Panama Papers: Revelations show sheer scale of UK links to off-shore tax havens
The UK government’s pledge to crack down on off-shore tax schemes and money laundering has been laid bare after the majority of firms implicated in a huge leak were shown to be registered in British-administered tax havens.
Dubbed the Panama Papers, the unprecedented release maps how a global elite of one-percenters has hidden assets, dodged sanctions and evaded taxes over the last 40 years.
More than half of the 300,000 firms, believed to have used a single, secretive Panama-based law firm, are registered in British-administered tax havens. Second only to Hong Kong, 1,900 British firms, including banks, law firms, and company incorporators, feature as “intermediaries” between Mossack Fonesca and its clients.
In another startling revelation, the leak shows how the £26 million stolen in the notorious 1983 gold bullion heist at the Brink’s-MAT depot near Heathrow may have been channeled through an offshore company set up by Mossack Fonesca.
The leak of more than 11 million confidential documents held by Mossack Fonesca has been under investigation by the International Consortium of Investigative Journalists (ICIJ) for over a year.
The investigation has revealed that six members of the House of Lords, three former Conservative MPs, dozens of donors to UK political parties, as well as David Cameron’s late father are among the hundreds of British individuals who hold off-shore assets.

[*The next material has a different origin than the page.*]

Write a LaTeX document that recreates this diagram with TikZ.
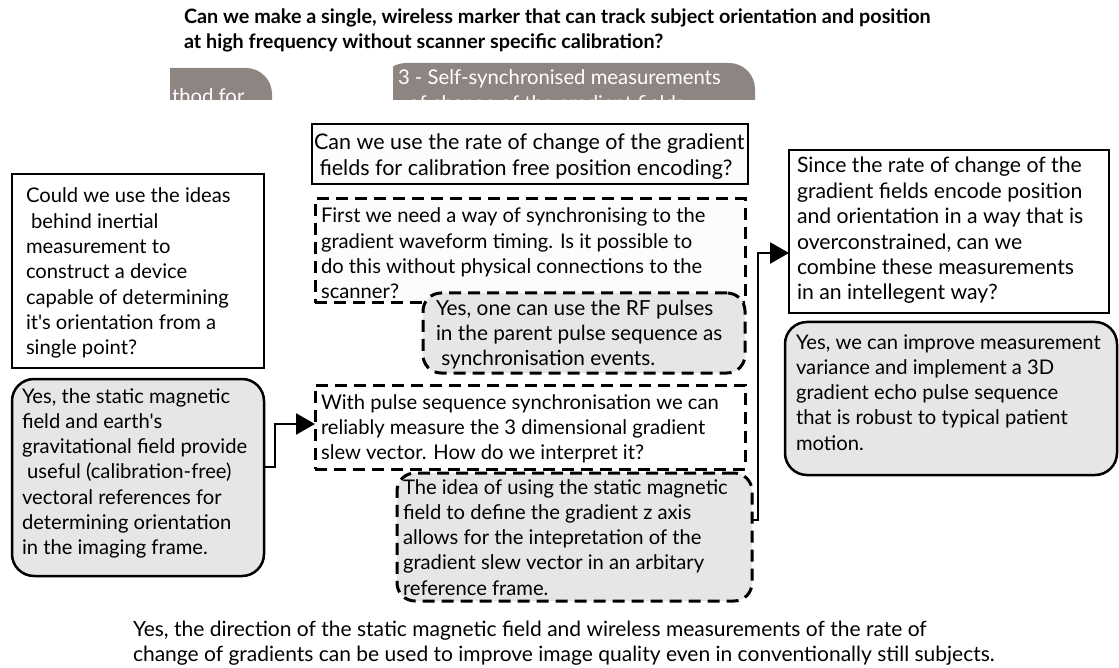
\documentclass[tikz,border=0pt]{standalone}
\usepackage{fontspec}
\setmainfont{Lato}[Ligatures=TeXOff]
\usetikzlibrary{arrows.meta}

% one printed line of a multi-line text block
\newcommand\tline[1]{\hbox{#1}}
% stacked lines whose base is the first baseline
\newcommand\textblock[1]{\vtop{#1}}

\definecolor{panelgrey}{HTML}{E6E6E6}
\definecolor{cream}{HTML}{FDFCFA}
\definecolor{tabgrey}{HTML}{8E8583}

\begin{document}
\begin{tikzpicture}[x=1pt,y=-1pt,
  every node/.style={inner sep=0pt,outer sep=0pt},
  plainbox/.style={draw=black,line width=2.5pt,fill=white,anchor=north west},
  dashbox/.style={draw=black,line width=3pt,dash pattern=on 12pt off 7pt,fill=white,anchor=north west},
  answerbox/.style={draw=black,line width=2.5pt,fill=panelgrey,rounded corners=22pt,anchor=north west},
  dashanswer/.style={draw=black,line width=3pt,dash pattern=on 12pt off 7pt,fill=panelgrey,rounded corners=18pt,anchor=north west},
  txt/.style={font=\fontsize{20.2pt}{25.3pt}\selectfont,anchor=base west,text=black},
  tabtxt/.style={font=\fontsize{20.3pt}{25.3pt}\selectfont,anchor=base west,text=white},
  conn/.style={draw=black,line width=2.5pt,-{Triangle[length=19pt,width=21pt]}}
]
\useasboundingbox (0,0) rectangle (1119,668);

% heading question
\node[txt,font=\fontsize{19.8pt}{25pt}\selectfont\bfseries] (title) at (184,24)
  {\textblock{\tline{Can we make a single, wireless marker that can track subject orientation and position}
  \tline{at high frequency without scanner specific calibration?}}};

% cut-off tabs under the heading
\begin{scope}
  \clip (170,55) rectangle (280,100);
  \fill[tabgrey,rounded corners=26pt] (100,68) -- (272,68) -- (272,140) -- (100,140) -- cycle;
  \node[tabtxt] (tabone) at (172,104) {thod for};
\end{scope}
\begin{scope}
  \clip (393,55) rectangle (760,100);
  \fill[tabgrey,rounded corners=26pt] (380,63) -- (755,63) -- (755,140) -- (380,140) -- cycle;
  \node[tabtxt] (tabtwo) at (398,85)
    {\textblock{\tline{3 - Self-synchronised measurements}\tline{\ \ of change of the gradient fields}}};
\end{scope}

% left column
\node[plainbox,minimum width=252pt,minimum height=194pt] (qA) at (12,174) {};
\node[txt] (tA) at (26,203) {\textblock{
  \tline{Could we use the ideas}
  \tline{\ behind inertial}
  \tline{measurement to}
  \tline{construct a device}
  \tline{capable of determining}
  \tline{it's orientation from a}
  \tline{single point?}}};

\node[answerbox,minimum width=252pt,minimum height=197pt] (qB) at (12,379) {};
\node[txt] (tB) at (22,403) {\textblock{
  \tline{Yes, the static magnetic}
  \tline{field and earth's}
  \tline{gravitational field provide}
  \tline{\ useful (calibration-free)}
  \tline{vectoral references for}
  \tline{determining orientation}
  \tline{in the imaging frame.}}};

% middle column
\node[plainbox,fill=cream,minimum width=436pt,minimum height=60pt] (qC) at (312,124) {};
\node[txt,font=\fontsize{21.5pt}{26pt}\selectfont] (tC) at (314,150) {\textblock{
  \tline{Can we use the rate of change of the gradient}
  \tline{\ fields for calibration free position encoding?}}};

\node[dashbox,fill=cream,minimum width=430pt,minimum height=104pt] (qD) at (315,199) {};
\node[txt] (tD) at (321,223) {\textblock{
  \tline{First we need a way of synchronising to the}
  \tline{gradient waveform timing. Is it possible to}
  \tline{do this without physical connections to the}
  \tline{scanner?}}};

\node[dashanswer,minimum width=322pt,minimum height=80pt] (qE) at (423,293) {};
\node[txt,font=\fontsize{20.8pt}{25pt}\selectfont] (tE) at (436,316) {\textblock{
  \tline{Yes, one can use the RF pulses}
  \tline{in the parent pulse sequence as}
  \tline{\ synchronisation events.}}};

\node[dashbox,minimum width=430pt,minimum height=84pt] (qF) at (315,385) {};
\node[txt] (tF) at (321,409) {\textblock{
  \tline{With pulse sequence synchronisation we can}
  \tline{reliably measure the 3 dimensional gradient}
  \tline{slew vector. How do we interpret it?}}};

\node[dashanswer,minimum width=355pt,minimum height=128pt] (qG) at (397,473) {};
\node[txt] (tG) at (403,494) {\textblock{
  \tline{The idea of using the static magnetic}
  \tline{field to define the gradient z axis}
  \tline{allows for the intepretation of the}
  \tline{gradient slew vector in an arbitary}
  \tline{reference frame.}}};

% right column
\node[plainbox,minimum width=320pt,minimum height=163pt] (qH) at (789,150) {};
\node[txt,font=\fontsize{21.2pt}{25.4pt}\selectfont] (tH) at (797,173) {\textblock{
  \tline{Since the rate of change of the}
  \tline{gradient fields encode position}
  \tline{and orientation in a way that is}
  \tline{overconstrained, can we}
  \tline{combine these measurements}
  \tline{in an intellegent way?}}};

\node[answerbox,minimum width=332pt,minimum height=153pt] (qI) at (785,322) {};
\node[txt] (tI) at (796,349) {\textblock{
  \tline{Yes, we can improve measurement}
  \tline{variance and implement a 3D}
  \tline{gradient echo pulse sequence}
  \tline{that is robust to typical patient}
  \tline{motion.}}};

% closing answer
\node[txt,font=\fontsize{21pt}{25pt}\selectfont] (final) at (133,636) {\textblock{
  \tline{Yes, the direction of the static magnetic field and wireless measurements of the rate of}
  \tline{change of gradients can be used to improve image quality even in conventionally still subjects.}}};

% connectors
\draw[conn] ([yshift=10.5pt]qB.east) -- ++(11,0) |- ([yshift=3pt]qF.west);
\draw[conn] ([yshift=17pt]qG.east) -- ++(6,0) |- ([yshift=-21.5pt]qH.west);
\end{tikzpicture}
\end{document}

Of the British officials implicated in the leak, only three have so far been named: Baroness and life peer Pamela Sharples, former Conservative Party donor and ADT security billionaire Michael Ashcroft, and former Tory MP for East Hampshire Michael Mates.
The ICIJ revealed that Sharples was named as a shareholder and former director of Bahamas-based Nunswell Investments. A law firm representing Sharples said she became director of Nunswell in 2000, at which time the company was registered in the UK.

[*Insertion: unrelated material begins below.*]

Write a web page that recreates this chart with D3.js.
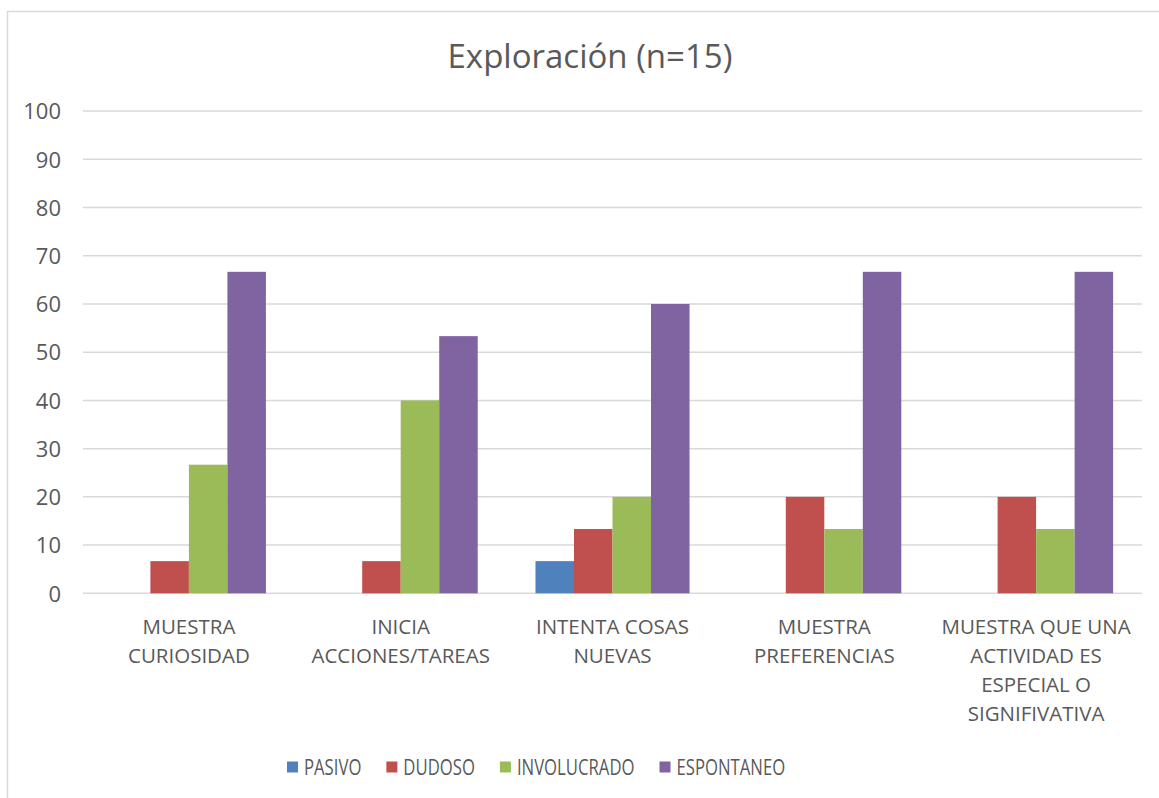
<!DOCTYPE html>
<html>
<head>
<meta charset="utf-8">
<script src="https://cdn.jsdelivr.net/npm/d3@7"></script>
<style>
  body { margin: 0; background: #fff; }
  text { font-family: "Open Sans", "Noto Sans", sans-serif; fill: #595959; }
</style>
</head>
<body>
<div id="chart"></div>
<script>
const svgWidth = 1159;
const svgHeight = 798;

// data
const categories = [
  ["MUESTRA", "CURIOSIDAD"],
  ["INICIA", "ACCIONES/TAREAS"],
  ["INTENTA COSAS", "NUEVAS"],
  ["MUESTRA", "PREFERENCIAS"],
  ["MUESTRA QUE UNA", "ACTIVIDAD ES", "ESPECIAL O", "SIGNIFIVATIVA"]
];
const seriesNames = ["PASIVO", "DUDOSO", "INVOLUCRADO", "ESPONTANEO"];
const seriesColors = ["#4F81BD", "#C0504D", "#9BBB59", "#8064A2"];
const pasivo      = [0, 0, 6.67, 0, 0];
const dudoso      = [6.67, 6.67, 13.33, 20, 20];
const involucrado = [26.67, 40, 20, 13.33, 13.33];
const espontaneo  = [66.67, 53.33, 60, 66.67, 66.67];
const yTicks = [0, 10, 20, 30, 40, 50, 60, 70, 80, 90, 100];

const seriesValues = [pasivo, dudoso, involucrado, espontaneo];

const plot = { left: 83, right: 1142, top: 111.1, bottom: 593.3 };

const svg = d3.select("#chart")
  .append("svg")
  .attr("width", svgWidth)
  .attr("height", svgHeight);

// chart border (cut off at right and bottom like the reference)
svg.append("path")
  .attr("d", `M7.5,${svgHeight} V11.5 H${svgWidth}`)
  .attr("fill", "none")
  .attr("stroke", "#d9d9d9")
  .attr("stroke-width", 1.5);

// title
svg.append("text")
  .attr("x", 590)
  .attr("y", 68)
  .attr("text-anchor", "middle")
  .style("font-size", "33px")
  .text("Exploración (n=15)");

const x0 = d3.scaleBand()
  .domain(d3.range(categories.length))
  .range([plot.left, plot.right])
  .paddingInner(0)
  .paddingOuter(0);

// gap width 150% -> bars take 4/(4+1.5) of category
const groupWidth = x0.bandwidth() * 4 / 5.5;
const x1 = d3.scaleBand()
  .domain(d3.range(seriesNames.length))
  .range([0, groupWidth]);

const y = d3.scaleLinear()
  .domain([0, 100])
  .range([plot.bottom, plot.top]);

// gridlines
svg.append("g")
  .selectAll("line")
  .data(yTicks)
  .enter()
  .append("line")
  .attr("x1", plot.left)
  .attr("x2", plot.right)
  .attr("y1", d => y(d))
  .attr("y2", d => y(d))
  .attr("stroke", "#d9d9d9")
  .attr("stroke-width", 1.5);

// y axis labels
const leftAxis = d3.axisLeft(y).tickValues(yTicks).tickSize(0).tickPadding(0);
const yAxis = svg.append("g")
  .attr("transform", `translate(61, 0)`)
  .call(leftAxis);
yAxis.select(".domain").remove();
yAxis.attr("font-family", null);
yAxis.selectAll("text")
  .style("font-size", "22px")
  .attr("fill", "#595959")
  .attr("dy", "0.35em");

// bars
const groups = svg.append("g")
  .selectAll("g")
  .data(categories.map((c, i) => i))
  .enter()
  .append("g")
  .attr("transform", i => `translate(${x0(i) + (x0.bandwidth() - groupWidth) / 2}, 0)`);

groups.selectAll("rect")
  .data(i => seriesValues.map((vals, s) => ({ s: s, v: vals[i] })))
  .enter()
  .append("rect")
  .attr("x", d => x1(d.s))
  .attr("width", x1.bandwidth())
  .attr("y", d => y(d.v))
  .attr("height", d => y(0) - y(d.v))
  .attr("fill", d => seriesColors[d.s]);

// category labels
const catLabels = svg.append("g")
  .selectAll("text")
  .data(categories)
  .enter()
  .append("text")
  .attr("x", (d, i) => x0(i) + x0.bandwidth() / 2)
  .attr("y", 633.5)
  .attr("text-anchor", "middle")
  .style("font-size", "20.5px");

catLabels.selectAll("tspan")
  .data(d => d)
  .enter()
  .append("tspan")
  .attr("x", function() { return d3.select(this.parentNode).attr("x"); })
  .attr("dy", (d, i) => i === 0 ? 0 : 29.2)
  .text(d => d);

// legend (text is condensed in the reference)
const squeeze = 0.76;
const legend = svg.append("g").attr("transform", "translate(287, 767)");
let lx = 0;
seriesNames.forEach((name, i) => {
  const item = legend.append("g").attr("transform", `translate(${lx}, 0)`);
  item.append("rect")
    .attr("x", 0)
    .attr("y", -5.5)
    .attr("width", 11)
    .attr("height", 11)
    .attr("fill", seriesColors[i]);
  const t = item.append("text")
    .attr("transform", `translate(17, 0) scale(${squeeze}, 1)`)
    .attr("dy", "0.36em")
    .style("font-size", "22px")
    .text(name);
  lx += 17 + t.node().getComputedTextLength() * squeeze + 25;
});
</script>
</body>
</html>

The leaks also named MP Michael Mates as being a client of Mossack Fonesca. Mates served in Parliament for over thirty years and was the Northern Ireland minister under former-PM John Major in the early 1990s. He resigned over fallout resulting from his support for disgraced tycoon Asil Nadir.
Mates was found to be chair of Haylandale Limited, a Caribbean property firm created in the Bahamas and registered with Mossack Fonseca. The former MP told Politics Home his shares in the company were not of “any value” and that he took over chairmanship as a favor to a friend.
A spokesperson for Lord Ashcroft denied the pollster had committed any wrongdoing and dismissed any allegations of his connection to Mossack Fonseca as “completely untrue.”
Cameron promised and has failed to end tax secrecy and crack down on 'morally unacceptable' offshore schemes, real action is now needed— John McDonnell MP (@johnmcdonnellMP) April 3, 2016
The Panama papers revelations are extremely serious. HMRC should treat this with utmost priority and urgently launch investigation— John McDonnell MP (@johnmcdonnellMP) April 3, 2016
Labour Shadow Chancellor John McDonnell tweeted: “The Panama papers’ revelations are extremely serious. Cameron promised and has failed to end tax secrecy and crack down on ‘morally unacceptable’ offshore schemes, real action is now needed.”
Though the PM has yet to address the leak directly, Foreign Secretary Philip Hammond has said the issues laid bare by the revelations will take center stage at Cameron’s global anti-corruption summit in May.
“It’s always interesting when information like this leaks because it reminds people who are up to no good, how fragile and how vulnerable they make themselves by indulging in this kind of activity,” he told the BBC.
“We’ve got an anti-corruption summit here in May. This is a key agenda for the prime minister.”
Mossack Fonseca denies all accusations of wrongdoing and says it has operated “beyond reproach” for 40 years.
In an interview with RT’s RUPTLY video agency, Ramon Fonseca Mora, co-founder of the firm, refused to assume any responsibility for the offshore company’s illegal operations.
“We simply take care of the legal part; we don’t participate in the activities of the company. We are not responsible for what the company does,” he said, stressing that in some cases the firm wasn’t even aware who the owners of the companies in question were, as it sold them to third parties, such as lawyers or banks.
“Those are then their final clients. We only participate in the legal part,” added Mora, while noting that any attempt to connect Mossack Fonseka to the illicit activities of its clients would be “deeply unjust,” as the firm’s employees “clearly have nothing to do with it.” He did admit, however, that they “have to be careful” in dealing with “suspicious” companies, as they “are instruments that can be used for misdemeanors.”